The text states that the goddesses are no less important than the gods. There’s also a lot of evidence of the Earth Mother – Thor was born of earth and Odinn is married to it. This places Odinn (the “all-father”) as a suitor to the goddess. Freyr is a fertility god and has a boar – a symbol of the goddess. Snakes are also very prominent – the Midgard serpent and also the one dangling over Loki and dripping poison onto him for punishment. There’s also a world tree – Yggdrasil – which is a connection with the earth. Freyja is a goddess of fertility and beauty who rides in a chariot pulled by cats – she can symbolize the young girl or waxing moon. Frigg is the goddess of spinning and motherhood and is the wife of Odinn – she’s the mother form of the goddess. Hel is half corpse and rules over the underworld – she has power over life and death and is the crone form of the goddess.

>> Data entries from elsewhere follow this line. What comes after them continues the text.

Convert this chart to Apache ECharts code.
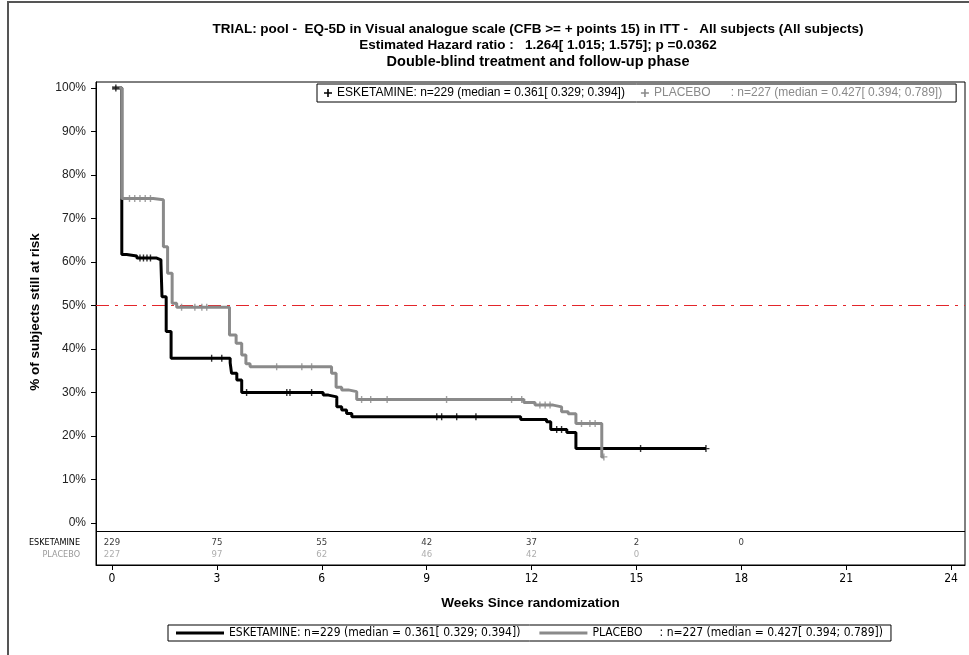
<!DOCTYPE html>
<html>
<head>
<meta charset="utf-8">
<script src="https://cdn.jsdelivr.net/npm/echarts@6/dist/echarts.min.js"></script>
<style>
  html, body { margin: 0; padding: 0; background: #fff; }
  #main { width: 969px; height: 655px; }
</style>
</head>
<body>
<div id="main"></div>
<script>
// Kaplan-Meier steps: time (weeks) and % still at risk after each step
var escTime = [0, 0.28, 0.42, 0.71, 1.28, 1.40, 1.43, 1.55, 1.69, 3.38, 3.42, 3.57, 3.71, 6.04, 6.19, 6.43, 6.57, 6.71, 6.86, 11.69, 12.43, 12.55, 13.01, 13.27, 16.99];
var escSurv = [100, 61.7, 61.4, 60.9, 60.5, 59.8, 52.0, 44.0, 37.9, 36.8, 34.4, 32.9, 30.0, 29.4, 29.0, 26.7, 26.0, 25.2, 24.4, 23.8, 23.3, 21.5, 20.8, 17.1, 17.1];
var plaTime = [0, 0.28, 1.18, 1.47, 1.59, 1.72, 1.85, 3.36, 3.55, 3.71, 3.83, 3.95, 6.28, 6.41, 6.57, 6.76, 7.00, 11.78, 12.10, 12.62, 12.86, 13.05, 13.27, 14.01, 14.07];
var plaSurv = [100, 74.6, 74.3, 63.5, 57.4, 50.5, 49.6, 43.2, 41.3, 38.6, 36.6, 35.9, 34.4, 31.2, 30.6, 30.2, 28.4, 27.7, 27.1, 26.7, 25.6, 25.1, 22.9, 15.2, 15.2];

// censored observations (weeks)
var escCensor = [0.11, 0.8, 0.9, 1.0, 1.1, 2.85, 3.14, 3.85, 5.0, 5.09, 5.71, 9.29, 9.43, 9.86, 10.41, 12.72, 12.86, 15.12, 16.99];
var plaCensor = [0.5, 0.65, 0.8, 0.95, 1.1, 1.99, 2.37, 2.57, 2.71, 4.71, 5.43, 5.71, 7.14, 7.4, 7.87, 9.57, 11.43, 11.72, 12.24, 12.39, 12.53, 13.43, 13.67, 13.82, 14.07];

// number at risk
var riskWeeks = [0, 3, 6, 9, 12, 15, 18];
var escRisk = [229, 75, 55, 42, 37, 2, 0];
var plaRisk = [227, 97, 62, 46, 42, 0];

var xTicks = [0, 3, 6, 9, 12, 15, 18, 21, 24];
var yTicks = [0, 10, 20, 30, 40, 50, 60, 70, 80, 90, 100];
var xMin = -0.458, xMax = 24.4;
var medianLine = 50;

var topLegendText = {
  'ESKETAMINE': 'ESKETAMINE: n=229 (median = 0.361[ 0.329; 0.394])',
  'PLACEBO': 'PLACEBO      : n=227 (median = 0.427[ 0.394; 0.789])'
};
var bottomLegendText = {
  'ESKETAMINE': 'ESKETAMINE: n=229 (median = 0.361[ 0.329; 0.394])',
  'PLACEBO': 'PLACEBO     : n=227 (median = 0.427[ 0.394; 0.789])'
};

var BLACK = '#000';
var GREY = '#8a8a8a';
var RED = '#e3262b';
var NARROW = "'DejaVu Sans Condensed', 'Liberation Sans Narrow', sans-serif";
var SANS = "'Liberation Sans', Arial, sans-serif";
var PLUS = 'path://M4,0H6V10H4Z M0,4H10V6H0Z';

function survAt(times, surv, t) {
  var v = surv[0];
  for (var i = 0; i < times.length; i++) {
    if (times[i] <= t + 1e-9) v = surv[i];
  }
  return v;
}

function pairs(times, surv) {
  return times.map(function (t, i) { return [t, surv[i]]; });
}

var chart = echarts.init(document.getElementById('main'));

chart.setOption({
  animation: false,
  backgroundColor: '#fff',
  title: [
    {
      text: 'TRIAL: pool -  EQ-5D in Visual analogue scale (CFB >= + points 15) in ITT -   All subjects (All subjects)',
      left: 533, top: 17, textAlign: 'center',
      textStyle: { fontSize: 13.5, fontWeight: 'bold', fontFamily: SANS, color: '#000' }
    },
    {
      text: 'Estimated Hazard ratio :   1.264[ 1.015; 1.575]; p =0.0362',
      left: 533, top: 33, textAlign: 'center',
      textStyle: { fontSize: 13.5, fontWeight: 'bold', fontFamily: SANS, color: '#000' }
    },
    {
      text: 'Double-blind treatment and follow-up phase',
      left: 533, top: 49, textAlign: 'center',
      textStyle: { fontSize: 14.5, fontWeight: 'bold', fontFamily: SANS, color: '#000' }
    }
  ],
  legend: [
    {
      data: [{ name: 'ESKETAMINE', textStyle: { color: BLACK } }, { name: 'PLACEBO', textStyle: { color: GREY } }],
      left: 317, top: 84,
      icon: PLUS, itemWidth: 8, itemHeight: 8, itemGap: 16,
      formatter: function (name) { return topLegendText[name]; },
      borderColor: '#000', borderWidth: 1, padding: [3, 14, 3, 7],
      backgroundColor: '#fff',
      selectedMode: false,
      textStyle: { fontSize: 12, fontFamily: SANS }
    },
    {
      data: [{ name: 'ESKETAMINE', textStyle: { color: BLACK } }, { name: 'PLACEBO', textStyle: { color: BLACK } }],
      left: 168, top: 625,
      icon: 'path://M0,0H50V3H0Z', itemWidth: 48, itemHeight: 3, itemGap: 19,
      formatter: function (name) { return bottomLegendText[name]; },
      borderColor: '#000', borderWidth: 1, padding: [2, 8, 2, 8],
      selectedMode: false,
      textStyle: { fontSize: 12, fontFamily: NARROW, color: '#000' }
    }
  ],
  grid: {
    left: 96, top: 82, width: 869, height: 483,
    show: true, borderColor: '#000', borderWidth: 1
  },
  xAxis: {
    type: 'value',
    min: xMin, max: xMax,
    name: 'Weeks Since randomization',
    nameLocation: 'middle', nameGap: 31,
    nameTextStyle: { fontSize: 13.5, fontWeight: 'bold', fontFamily: SANS, color: '#000' },
    axisLine: { onZero: false, lineStyle: { color: '#000' } },
    axisTick: { customValues: xTicks, length: 5, lineStyle: { color: '#000' } },
    axisLabel: { customValues: xTicks, margin: 8, fontSize: 12, fontFamily: NARROW, color: '#000' },
    splitLine: { show: false }
  },
  yAxis: {
    type: 'value',
    min: -9.655, max: 101.38,
    axisLine: { show: true, onZero: false, lineStyle: { color: '#000' } },
    axisTick: { customValues: yTicks, length: 5, lineStyle: { color: '#000' } },
    axisLabel: {
      customValues: yTicks, margin: 10, fontSize: 12, fontFamily: SANS, color: '#222',
      formatter: '{value}%'
    },
    splitLine: { show: false }
  },
  graphic: [
    { type: 'rect', silent: true, shape: { x: 8, y: 2, width: 1000, height: 700 },
      style: { fill: 'none', stroke: '#555', lineWidth: 2 } },
    { type: 'line', silent: true, shape: { x1: 96, y1: 531.5, x2: 965, y2: 531.5 },
      style: { stroke: '#000', lineWidth: 1 } },
    { type: 'text', silent: true, x: 80, y: 543,
      style: { text: 'ESKETAMINE', fill: BLACK, font: '9px ' + NARROW, textAlign: 'right', textVerticalAlign: 'middle' } },
    { type: 'text', silent: true, x: 80, y: 555,
      style: { text: 'PLACEBO', fill: '#999', font: '9px ' + NARROW, textAlign: 'right', textVerticalAlign: 'middle' } },
    { type: 'text', silent: true, x: 35, y: 312, rotation: Math.PI / 2,
      style: { text: '% of subjects still at risk', fill: '#000', font: 'bold 13.5px ' + SANS, textAlign: 'center', textVerticalAlign: 'middle' } }
  ],
  series: [
    {
      name: 'median', type: 'line', silent: true,
      data: [[xMin, medianLine], [xMax, medianLine]],
      showSymbol: false, color: RED,
      lineStyle: { color: RED, width: 1.2, type: [13, 6, 3, 6] },
      z: 1
    },
    {
      name: 'ESKETAMINE', type: 'line', step: 'end',
      data: pairs(escTime, escSurv),
      showSymbol: false, color: BLACK,
      lineStyle: { width: 3, color: BLACK },
      z: 2
    },
    {
      name: 'PLACEBO', type: 'line', step: 'end',
      data: pairs(plaTime, plaSurv),
      showSymbol: false, color: GREY,
      lineStyle: { width: 3, color: GREY },
      z: 3
    },
    {
      name: 'escCensor', type: 'scatter', symbol: PLUS, symbolSize: 7,
      itemStyle: { color: BLACK },
      data: escCensor.map(function (t) { return [t, survAt(escTime, escSurv, t)]; }),
      z: 4
    },
    {
      name: 'plaCensor', type: 'scatter', symbol: PLUS, symbolSize: 7,
      itemStyle: { color: GREY },
      data: plaCensor.map(function (t) { return [t, survAt(plaTime, plaSurv, t)]; }),
      z: 4
    },
    {
      name: 'riskEsk', type: 'scatter', symbolSize: 0, silent: true,
      data: escRisk.map(function (n, i) { return [riskWeeks[i], -4.6, n]; }),
      label: { show: true, position: 'inside', formatter: function (p) { return p.value[2]; },
        fontSize: 9.5, fontFamily: NARROW, color: BLACK }
    },
    {
      name: 'riskPla', type: 'scatter', symbolSize: 0, silent: true,
      data: plaRisk.map(function (n, i) { return [riskWeeks[i], -7.36, n]; }),
      label: { show: true, position: 'inside', formatter: function (p) { return p.value[2]; },
        fontSize: 9.5, fontFamily: NARROW, color: '#999' }
    }
  ]
});
</script>
</body>
</html>
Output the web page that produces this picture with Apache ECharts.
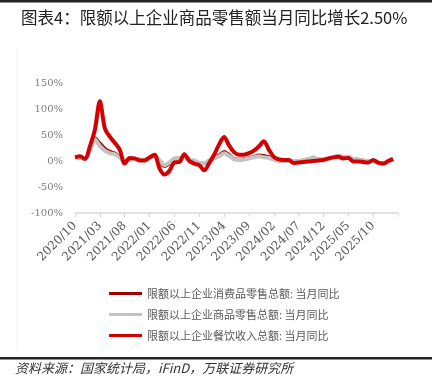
<!DOCTYPE html>
<html>
<head>
<meta charset="utf-8">
<script src="https://cdn.jsdelivr.net/npm/echarts@6/dist/echarts.min.js"></script>
<style>
html,body{margin:0;padding:0;background:#fff}
#chart{width:441px;height:392px}
</style>
</head>
<body>
<div id="chart"></div>
<script>
// 月份（2020/10 - 2026/03），最后一个月只用于坐标轴末端
const months = [
  '2020/10','2020/11','2020/12','2021/01','2021/02','2021/03','2021/04','2021/05','2021/06','2021/07',
  '2021/08','2021/09','2021/10','2021/11','2021/12','2022/01','2022/02','2022/03','2022/04','2022/05',
  '2022/06','2022/07','2022/08','2022/09','2022/10','2022/11','2022/12','2023/01','2023/02','2023/03',
  '2023/04','2023/05','2023/06','2023/07','2023/08','2023/09','2023/10','2023/11','2023/12','2024/01',
  '2024/02','2024/03','2024/04','2024/05','2024/06','2024/07','2024/08','2024/09','2024/10','2024/11',
  '2024/12','2025/01','2025/02','2025/03','2025/04','2025/05','2025/06','2025/07','2025/08','2025/09',
  '2025/10','2025/11','2025/12','2026/01','2026/02','2026/03'
];

const seriesNames = [
  '限额以上企业消费品零售总额: 当月同比',
  '限额以上企业商品零售总额: 当月同比',
  '限额以上企业餐饮收入总额: 当月同比'
];

// 消费品零售总额 当月同比 (%)
const consumerGoods = [
  7, 6, 4, 21, 44, 34, 24, 18, 15, 8,
  0, 3, 4, 3, 2, 6, 9, 0, -10, -5,
  4, 5, 8, 3, 0, -4, -5, 1, 6, 11,
  18, 12, 4, 3, 4, 6, 8, 11, 10, 8,
  3, 1, 0, 1, 0, 0, 2, 3, 6, 3,
  3, 4, 8, 9, 8, 8, 3, 3, 1, 0,
  0, -3, -5, -2, 3
];

// 商品零售总额 当月同比 (%)
const commodityRetail = [
  7, 6, 4, 20, 42, 29, 20, 15, 13, 7,
  0, 3, 4, 3, 2, 6, 9, 2, -8, -3,
  5, 6, 7, 3, 1, -4, -4, 1, 5, 9,
  15, 10, 3, 2, 3, 5, 7, 9, 7, 6,
  3, 1, 0, 1, 0, 0, 2, 4, 7, 3,
  3, 4, 8, 9, 8, 8, 4, 3, 1, 0,
  0, -3, -5, -2, 2.5
];

// 餐饮收入总额 当月同比 (%)
const cateringIncome = [
  7, 9, 4, 28, 60, 115, 63, 47, 35, 22,
  -5, 6, 5, 1, 1, 7, 12, -14, -26, -19,
  -3, -2, 13, 0, -5, -8, -18, -4, 12, 32,
  46, 30, 17, 12, 12, 15, 20, 28, 38, 22,
  8, 3, 2, 2, -4, -3, -2, -1, 0, 1,
  2, 5, 7, 8, 5, 6, -1, -1, -2, -3,
  2, -3, -5, 0, 4
];

const seriesColors = ['#a00000', '#c3c3c3', '#d20000'];
const seriesWidths = [3.5, 4, 4];
const seriesData = [consumerGoods, commodityRetail, cateringIncome];

const chart = echarts.init(document.getElementById('chart'), null, {renderer: 'canvas'});

const option = {
  animation: false,
  backgroundColor: '#fff',
  title: {
    text: '图表4：限额以上企业商品零售额当月同比增长2.50%',
    left: 16,
    top: 4,
    textStyle: {
      fontFamily: 'Noto Sans CJK SC',
      fontSize: 16.5,
      fontWeight: 'normal',
      color: '#222'
    }
  },
  grid: {left: 75, right: 43, top: 83, bottom: 179},
  legend: {
    orient: 'vertical',
    left: 104,
    top: 283,
    icon: 'rect',
    itemWidth: 33,
    itemHeight: 3,
    itemGap: 10,
    itemStyle: {borderWidth: 0},
    data: seriesNames,
    textStyle: {fontFamily: 'Noto Sans CJK SC', fontSize: 11, color: '#595959'}
  },
  xAxis: [
    {
      type: 'category',
      data: months,
      boundaryGap: false,
      axisLine: {show: false},
      axisTick: {show: false},
      axisLabel: {
        rotate: 45,
        margin: 11,
        interval: (idx) => idx % 5 === 0 && idx < 65,
        fontFamily: 'DejaVu Serif',
        fontSize: 12,
        color: '#595959'
      }
    },
    {
      type: 'category',
      data: months,
      boundaryGap: false,
      position: 'bottom',
      axisLine: {onZero: true, lineStyle: {color: '#d9d9d9', width: 1.5}},
      axisTick: {show: true, interval: 4, length: 4, lineStyle: {color: '#d9d9d9', width: 1}},
      axisLabel: {show: false}
    }
  ],
  yAxis: {
    type: 'value',
    min: -100,
    max: 150,
    interval: 50,
    splitLine: {show: false},
    axisLine: {show: false},
    axisTick: {show: false},
    axisLabel: {
      formatter: '{value}%',
      margin: 12,
      fontFamily: 'DejaVu Serif',
      fontSize: 10,
      color: '#7f7f7f'
    }
  },
  series: seriesNames.map((name, k) => ({
    name: name,
    type: 'line',
    xAxisIndex: 0,
    data: seriesData[k],
    smooth: 0.3,
    showSymbol: false,
    symbol: 'none',
    color: seriesColors[k],
    lineStyle: {color: seriesColors[k], width: seriesWidths[k]}
  })),
  graphic: [
    {type: 'rect', shape: {x: 0, y: 0, width: 432, height: 2.5}, style: {fill: '#222'}},
    {type: 'rect', shape: {x: 0, y: 357, width: 432, height: 2.5}, style: {fill: '#222'}},
    {type: 'line', shape: {x1: 17, y1: 48, x2: 17, y2: 350}, style: {stroke: '#eeeeee', lineWidth: 1}},
    {
      type: 'text',
      left: 15,
      top: 362,
      style: {
        text: '资料来源：国家统计局，iFinD，万联证券研究所',
        font: 'italic 13px "Noto Sans CJK SC"',
        fill: '#333'
      }
    }
  ]
};

chart.setOption(option);
</script>
</body>
</html>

The Valkyries also fill this role, as does Freyja to some extent because of their involvement with dead warriors. Mani is a god of the moon who is male, while the sun, Sol, is a goddess. Both are circular. The Midgard Serpent, Jormungand, is very obviously a goddess symbol – circular, a snake, associated with the ocean. A cow is also what shapes the first god – a goddess of creation. Her milk feeds all of creation. The food and drink in Valhalla is also representative of the goddess – there’s an endless boar eaten and mead that flows from the udders of a goat.